SOURCES OF PARALYSIS: The New York Times fails the latest tests!

THURSDAY, AUGUST 8, 2013

Interlude—Death in life: Intellectual paralysis grips the heart of our nation’s upper-end “press corps.”

You might think of this state as “death-in-life.” The New York Times announces this paralytic condition with the headline which banners page A19 in today’s hard-copy Washington Edition:

“Scores on Math and English Tests Plummet After State Adopts New Standards”

The headline serves to create excitement, a condition typically sought by the dead-in-life. They obsess about sex to make dead blood flow. They seek the enervation of “scandal.”

Sadly, this news report appears at the top of page A1—the front page!—in this morning’s New York Edition. In that location, it is accompanied by a thrilling trio of headlines.

That headline creates excitement! It also creates tremendous confusion, a trademark of the modern Times. So does the excited start to the newspaper’s news report, which appears at the top of page 1 all over the state of New York.

This is intellectual paralysis, an example of death in life:
HERNANDEZ AND GEBELOFF (8/8/13): The number of New York students passing state reading and math exams dropped drastically this year, education officials reported on Wednesday, unsettling parents, principals and teachers and posing new challenges to a national effort to toughen academic standards.

In New York City, 26 percent of students in third through eighth grade passed the tests in English, and 30 percent passed in math, according to the New York State Education Department.
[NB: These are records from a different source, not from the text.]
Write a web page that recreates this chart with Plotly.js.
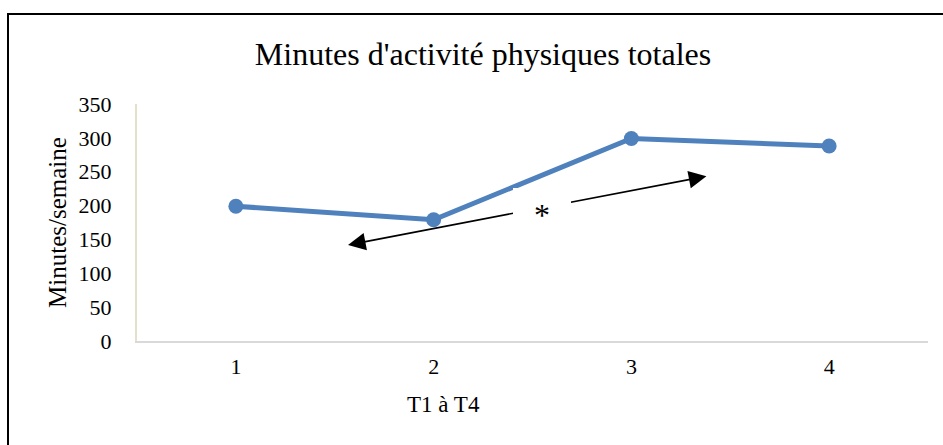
<!DOCTYPE html>
<html>
<head>
<meta charset="utf-8">
<script src="https://cdn.plot.ly/plotly-3.0.1.min.js"></script>
<style>
  html, body { margin: 0; padding: 0; background: #fff; }
  #chart { width: 943px; height: 445px; }
</style>
</head>
<body>
<div id="chart"></div>
<script>
// Temps de mesure T1 à T4 et minutes d'activité physique hebdomadaires
const periods = [1, 2, 3, 4];
const tickLabels = ['1', '2', '3', '4'];
const minutesPerWeek = [199, 179, 299, 288];
const yTicks = [0, 50, 100, 150, 200, 250, 300, 350];

const serif = 'Liberation Serif, Times New Roman, serif';

const trace = {
  x: periods,
  y: minutesPerWeek,
  type: 'scatter',
  mode: 'lines+markers',
  line: { color: '#4f81bd', width: 5 },
  marker: { color: '#4f81bd', size: 15 },
  hoverinfo: 'skip',
  cliponaxis: false
};

const layout = {
  width: 943,
  height: 445,
  margin: { l: 137, r: 15, t: 104, b: 104 },
  paper_bgcolor: '#ffffff',
  plot_bgcolor: '#ffffff',
  showlegend: false,
  title: {
    text: "Minutes d'activité physiques totales",
    font: { family: serif, size: 32, color: '#000' },
    x: 483 / 943,
    xanchor: 'center',
    xref: 'container',
    y: 1 - 54 / 445,
    yanchor: 'middle',
    yref: 'container'
  },
  xaxis: {
    range: [0.5, 4.5],
    tickvals: periods,
    ticktext: tickLabels,
    showgrid: false,
    zeroline: false,
    showline: true,
    linecolor: '#d9d9d9',
    linewidth: 2,
    ticks: '',
    ticklabelstandoff: 5,
    tickfont: { family: serif, size: 22, color: '#000' },
    fixedrange: true
  },
  yaxis: {
    range: [0, 350],
    tickvals: yTicks,
    showgrid: false,
    zeroline: false,
    showline: true,
    linecolor: '#e4e0cc',
    linewidth: 2,
    ticks: '',
    ticklabelstandoff: 19,
    tickfont: { family: serif, size: 22, color: '#000' },
    title: {
      text: 'Minutes/semaine',
      font: { family: serif, size: 25, color: '#000' },
      standoff: 5
    },
    fixedrange: true
  },
  shapes: [
    // cadre du graphique
    {
      type: 'rect', xref: 'paper', yref: 'paper',
      x0: (8 - 137) / 791, x1: 1.1,
      y0: -0.6, y1: (341 - 14) / 237,
      line: { color: '#000', width: 2 },
      fillcolor: 'rgba(0,0,0,0)',
      layer: 'below'
    }
  ],
  annotations: [
    {
      text: 'T1 à T4',
      xref: 'paper', yref: 'paper',
      x: (443 - 137) / 791, y: -(404 - 341) / 237,
      xanchor: 'center', yanchor: 'middle',
      showarrow: false,
      font: { family: serif, size: 23, color: '#000' }
    },
    // flèche double entre T1-T2 et T3-T4
    {
      text: '',
      xref: 'x', yref: 'y', axref: 'x', ayref: 'y',
      x: 1.567, y: 141.8,
      ax: 3.387, ay: 243.7,
      showarrow: true,
      arrowside: 'end+start',
      arrowhead: 2,
      startarrowhead: 2,
      arrowsize: 2.2,
      startarrowsize: 2.2,
      arrowwidth: 1.6,
      arrowcolor: '#000',
      standoff: 0,
      startstandoff: 0
    },
    {
      text: '*',
      xref: 'x', yref: 'y',
      x: 2.548, y: 186,
      xanchor: 'center', yanchor: 'middle',
      showarrow: false,
      bgcolor: '#ffffff',
      borderpad: 0,
      borderwidth: 0,
      width: 58,
      height: 54,
      font: { family: serif, size: 32, color: '#000' }
    }
  ]
};

Plotly.newPlot('chart', [trace], layout, { staticPlot: true, displayModeBar: false });
</script>
</body>
</html>
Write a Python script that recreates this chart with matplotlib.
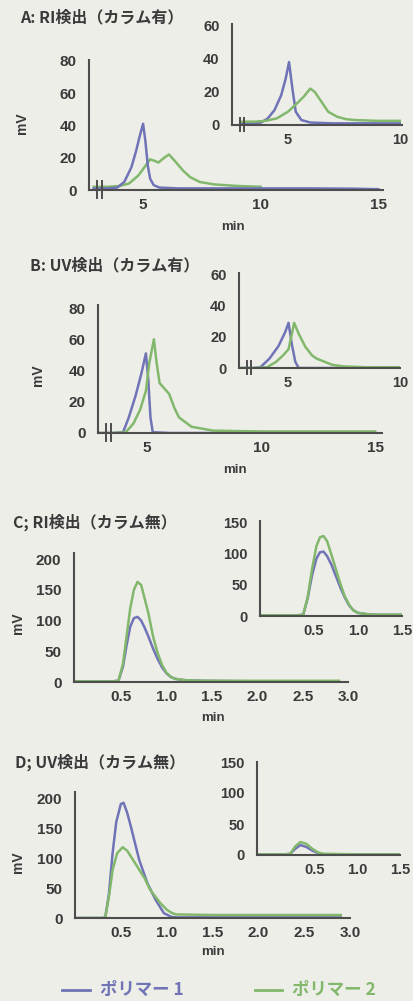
import matplotlib
matplotlib.use("Agg")
import matplotlib.pyplot as plt
from matplotlib.transforms import blended_transform_factory

plt.rcParams["font.family"] = ["Liberation Sans", "Noto Sans CJK JP", "DejaVu Sans"]

# colours
BG = "#eeeee9"
AXC = "#4d4d4d"
TXT = "#3a3a3a"
C1 = "#7073b5"   # polymer 1
C2 = "#82b86c"   # polymer 2

series_names = ["ポリマー 1", "ポリマー 2"]

# ---- A: RI detection, with column (main) ----
a_t1 = [2.9, 3.5, 3.9, 4.2, 4.5, 4.7, 4.85, 5.0, 5.1, 5.2, 5.3, 5.45, 5.7, 6.5, 8, 10, 12, 14, 15]
a_v1 = [1, 1, 1.5, 5, 14, 24, 33, 41, 30, 15, 7, 3, 1.5, 1, 1, 1, 1, 0.8, 0.5]
a_t2 = [2.9, 3.5, 4.0, 4.4, 4.8, 5.1, 5.3, 5.5, 5.65, 5.9, 6.1, 6.35, 6.7, 7.0, 7.4, 8.0, 9.0, 10.0]
a_v2 = [2, 2, 2.5, 4, 9, 15, 19, 18, 17, 20, 22, 18, 12, 8, 5, 3.5, 2.5, 2]
# inset
ai_t1 = [2.9, 3.5, 3.8, 4.1, 4.4, 4.7, 4.9, 5.05, 5.2, 5.35, 5.6, 6.0, 7, 8, 9, 10]
ai_v1 = [1, 1, 1.5, 4, 9, 18, 28, 38, 22, 8, 3, 1.5, 1, 1, 1, 1]
ai_t2 = [2.9, 3.5, 4.0, 4.5, 5.0, 5.4, 5.7, 6.0, 6.2, 6.5, 6.8, 7.2, 7.6, 8.0, 9.0, 10]
ai_v2 = [2, 2, 2.5, 4, 8, 13, 17, 22, 20, 14, 8, 5, 3.5, 3, 2.5, 2.5]

# ---- B: UV detection, with column ----
b_t1 = [2.9, 3.5, 3.95, 4.2, 4.5, 4.75, 4.95, 5.05, 5.15, 5.25, 6, 8, 10, 15]
b_v1 = [0, 0, 0.5, 10, 24, 38, 51, 35, 10, 0.5, 0, 0, 0, 0]
b_t2 = [2.9, 3.5, 4.07, 4.4, 4.7, 4.95, 5.1, 5.3, 5.42, 5.55, 5.97, 6.2, 6.4, 6.95, 7.9, 10, 15]
b_v2 = [0, 0, 0.5, 6, 15, 27, 45, 60, 45, 32, 25, 16, 10, 4, 1.5, 1, 1]
bi_t1 = [2.9, 3.5, 3.8, 4.2, 4.6, 4.9, 5.05, 5.2, 5.35, 5.5, 6, 8, 10]
bi_v1 = [0, 0, 0.5, 6, 14, 23, 29, 15, 4, 0, 0, 0, 0]
bi_t2 = [2.9, 3.5, 4.1, 4.5, 4.8, 5.05, 5.2, 5.3, 5.5, 5.8, 6.1, 6.3, 7.0, 7.5, 8.5, 10]
bi_v2 = [0, 0, 0.5, 4, 8, 12, 22, 29, 22, 13.5, 8, 6, 2, 1, 0.5, 0.5]

# ---- C: RI detection, no column ----
c_t = [0, 0.4, 0.47, 0.52, 0.56, 0.6, 0.64, 0.68, 0.72, 0.76, 0.8, 0.85, 0.9, 0.95, 1.0, 1.05, 1.1, 1.2, 1.4, 2.0, 2.9]
c_v1 = [1, 1, 2, 25, 60, 90, 104, 106, 100, 88, 74, 55, 38, 24, 14, 8, 5, 3, 2, 1, 1]
c_v2 = [1, 1, 2, 30, 75, 120, 150, 163, 158, 135, 112, 75, 48, 28, 15, 8, 5, 3, 2, 2, 2]
ci_t = [-0.1, 0.3, 0.38, 0.43, 0.48, 0.53, 0.57, 0.61, 0.65, 0.7, 0.75, 0.8, 0.85, 0.9, 0.95, 1.0, 1.1, 1.2, 1.5]
ci_v1 = [1, 1, 2, 28, 65, 92, 102, 103, 96, 82, 64, 46, 30, 17, 9, 5, 3, 2, 2]
ci_v2 = [1, 1, 2, 30, 75, 112, 126, 128, 120, 98, 75, 52, 32, 18, 9, 5, 3, 2, 2]

# ---- D: UV detection, no column ----
d_t1 = [0, 0.3, 0.33, 0.37, 0.41, 0.45, 0.5, 0.53, 0.57, 0.61, 0.7, 0.79, 0.88, 0.97, 1.05, 1.1, 1.5, 2.0, 2.9]
d_v1 = [0, 0, 1, 40, 108, 160, 190, 192, 175, 152, 97, 58, 30, 8, 2, 1, 1, 1, 1]
d_t2 = [0, 0.3, 0.33, 0.37, 0.41, 0.46, 0.52, 0.57, 0.62, 0.67, 0.71, 0.76, 0.82, 0.88, 0.93, 1.0, 1.05, 1.1, 1.5, 2.0, 2.9]
d_v2 = [0, 0, 1, 35, 80, 108, 118, 112, 100, 88, 78, 66, 47, 35, 25, 14, 9, 6, 5, 5, 5]
di_t = [-0.15, 0.15, 0.21, 0.27, 0.33, 0.4, 0.47, 0.54, 0.6, 1.0, 1.5]
di_v1 = [1, 1, 2, 10, 16, 13, 7, 3, 1, 1, 1]
di_v2 = [1, 1, 2, 14, 21, 18, 10, 4, 2, 1, 1]

titles = ["A: RI検出（カラム有）", "B: UV検出（カラム有）", "C; RI検出（カラム無）", "D; UV検出（カラム無）"]

W, H = 414, 1001
fig = plt.figure(figsize=(W / 100, H / 100), dpi=100)
fig.patch.set_facecolor(BG)


def px_axes(x0, x1, y_top, y_bot, fs=11):
    # place an axes from pixel box (top-left origin)
    ax = fig.add_axes([x0 / W, 1 - y_bot / H, (x1 - x0) / W, (y_bot - y_top) / H])
    ax.set_facecolor("none")
    for s in ("top", "right"):
        ax.spines[s].set_visible(False)
    for s in ("left", "bottom"):
        ax.spines[s].set_color(AXC)
        ax.spines[s].set_linewidth(1.5)
    ax.tick_params(length=0, labelsize=fs, colors=TXT)
    ax.tick_params(axis="y", pad=9)
    ax.tick_params(axis="x", pad=6)
    return ax


def curves(ax, t1, v1, t2, v2, green_first=False):
    order = [(t2, v2, C2), (t1, v1, C1)] if green_first else [(t1, v1, C1), (t2, v2, C2)]
    for t, v, c in order:
        ax.plot(t, v, color=c, lw=1.8, solid_joinstyle="round")


def brk(ax, xs):
    tr = blended_transform_factory(ax.transData, ax.transAxes)
    for x in xs:
        ax.plot([x, x], [-0.06, 0.07], color=AXC, lw=1.4, transform=tr, clip_on=False)


def bold_ticks(ax):
    for lab in ax.get_xticklabels() + ax.get_yticklabels():
        lab.set_fontweight("bold")


# A main
ax = px_axes(89, 383, 60, 190)
curves(ax, a_t1, a_v1, a_t2, a_v2, green_first=True)
ax.set_xlim(2.7, 15.2)
ax.set_ylim(0, 80.5)
ax.set_xticks([5, 10, 15])
ax.set_yticks([0, 20, 40, 60, 80])
brk(ax, [3.05, 3.25])
bold_ticks(ax)
# A inset
ax = px_axes(232, 402, 24, 125, fs=10.5)
curves(ax, ai_t1, ai_v1, ai_t2, ai_v2)
ax.set_xlim(2.5, 10.1)
ax.set_ylim(0, 61)
ax.set_xticks([5, 10])
ax.set_yticks([0, 20, 40, 60])
brk(ax, [2.85, 3.05])
bold_ticks(ax)

# B main
ax = px_axes(98, 382, 305, 433)
curves(ax, b_t1, b_v1, b_t2, b_v2)
ax.set_xlim(2.85, 15.3)
ax.set_ylim(0, 82)
ax.set_xticks([5, 10, 15])
ax.set_yticks([0, 20, 40, 60, 80])
brk(ax, [3.2, 3.4])
bold_ticks(ax)
# B inset
ax = px_axes(239, 400, 273, 368, fs=10.5)
curves(ax, bi_t1, bi_v1, bi_t2, bi_v2)
ax.set_xlim(2.85, 10.0)
ax.set_ylim(0, 61)
ax.set_xticks([5, 10])
ax.set_yticks([0, 20, 40, 60])
brk(ax, [3.2, 3.4])
bold_ticks(ax)

# C main
ax = px_axes(74, 348, 553, 682)
curves(ax, c_t, c_v1, c_t, c_v2)
ax.set_xlim(-0.02, 2.9)
ax.set_ylim(0, 210)
ax.set_xticks([0.5, 1.0, 1.5, 2.0, 2.5, 3.0])
ax.set_xticklabels(["0.5", "1.0", "1.5", "2.0", "2.5", "3.0"])
ax.set_yticks([0, 50, 100, 150, 200])
bold_ticks(ax)
# C inset
ax = px_axes(260, 402, 521, 616, fs=10.5)
curves(ax, ci_t, ci_v1, ci_t, ci_v2)
ax.set_xlim(-0.11, 1.5)
ax.set_ylim(0, 152)
ax.set_xticks([0.5, 1.0, 1.5])
ax.set_yticks([0, 50, 100, 150])
bold_ticks(ax)

# D main
ax = px_axes(75, 350, 792, 918)
curves(ax, d_t1, d_v1, d_t2, d_v2)
ax.set_xlim(0.0, 2.93)
ax.set_ylim(0, 210)
ax.set_xticks([0.5, 1.0, 1.5, 2.0, 2.5, 3.0])
ax.set_xticklabels(["0.5", "1.0", "1.5", "2.0", "2.5", "3.0"])
ax.set_yticks([0, 50, 100, 150, 200])
bold_ticks(ax)
# D inset
ax = px_axes(257, 400, 762, 855, fs=10.5)
curves(ax, di_t, di_v1, di_t, di_v2)
ax.set_xlim(-0.18, 1.5)
ax.set_ylim(0, 150)
ax.set_xticks([0.5, 1.0, 1.5])
ax.set_yticks([0, 50, 100, 150])
bold_ticks(ax)

# panel titles, axis labels
title_pos = [(20, 17), (30, 265), (13, 522), (15, 762)]
for (x, y), t in zip(title_pos, titles):
    fig.text(x / W, 1 - y / H, t, fontsize=11.5, fontweight="bold", color=TXT,
             va="center", ha="left", family=["Noto Sans CJK JP"])

for x, y in [(22, 123), (38, 375), (18, 623), (18, 862)]:
    fig.text(x / W, 1 - y / H, "mV", rotation=90, fontsize=10, fontweight="bold",
             color=TXT, ha="center", va="center")
for x, y in [(233, 227), (235, 470), (213, 718), (213, 952)]:
    fig.text(x / W, 1 - y / H, "min", fontsize=9.5, fontweight="bold",
             color=TXT, ha="center", va="center")

# legend
for (x0, x1, tx), name, c in zip([(62, 90, 100), (255, 282, 292)], series_names, [C1, C2]):
    fig.add_artist(plt.Line2D([x0 / W, x1 / W], [1 - 990 / H] * 2, color=c, lw=2))
    fig.text(tx / W, 1 - 990 / H, name, fontsize=12.5, fontweight="bold", color=c,
             ha="left", va="center", family=["Noto Sans CJK JP"])

fig.savefig("out.png", dpi=100, facecolor=BG)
The exams were some of the first in the nation to be aligned with a more rigorous set of standards known as the Common Core, which emphasize deep analysis and creative problem-solving over short answers and memorization. Last year, under an easier test, 47 percent of city students passed in English, and 60 percent in math.

City and state officials spent months trying to steel the public for the grim figures.

But when the results were released, many educators responded with shock that their students measured up so poorly against the new yardsticks of achievement.
Really? “Many educators responded with shock” to these results? If that is true, a question arises: Why aren’t such people fired?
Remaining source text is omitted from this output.